What keyboard are you using to be able to type ^N in iOS?

I use NuPhy Nutype F1. It was Kickstarter project.

It can be placed on top of macbooks’ butterfly keyboard too. The only downside is the bluetooth become a bit unresponsive if the target device is hot.
My macbook often become hot because I have no air cooler, and my country is hot. If you work in relatively cold area, this is one is quite good.

1 Like

And EMACS started out as macros for TECO, so EMACS inherited TECO’s keybindings.

Update: using Karabiner I got vim system-wide!

3 Likes

Looking at that reference, I’d say that a late TECO (1983) inherited the EMACS keybindings. TECO in the early 70’s and 60’s didn’t have this “^R Mode”. ^A was Output A Message To Terminal and ^E was a flag variable. The “W” command controlled “scope mode” when available, which uses a video display in a crude manner – it’s passive and there is no cursor to move around in it.
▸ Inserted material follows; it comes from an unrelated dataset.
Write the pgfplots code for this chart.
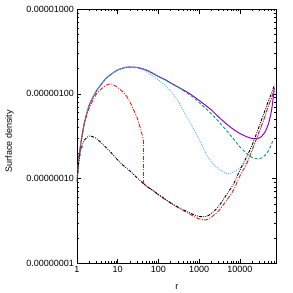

If you want TECO on your Mac, go here https://almy.us/teco.html

I was going on this:

One of the desirable features of EMACS was its use of TECO’s Control-R “real-time” line editing mode (TECO predates CRT/keyboard terminals), you can see the key bindings on page 6 of the MIT AI Lab 1978 ITS Introduction to the EMACS editor [scanned PDF], where ┌ is used to denote Control. In this mode, the key bindings were all control sequences, largely mnemonic: Control-E End of this line, Control-P move to previous line, Control-N move to next line, Control-B backward one character, and not least Control-A move to beginning of this line, Costas’ suggestion of “first letter of the alphabet” for this is as good as any.

1 Like

I realize that! The reference has it wrong because it states that the 1978 EMACS used a feature in a 1983 TECO. It’s certainly the other way around.

Surprised nobody has mentioned ^K (kill-line) - it basically deletes everything to the end of the line after your cursor - I use it all the time!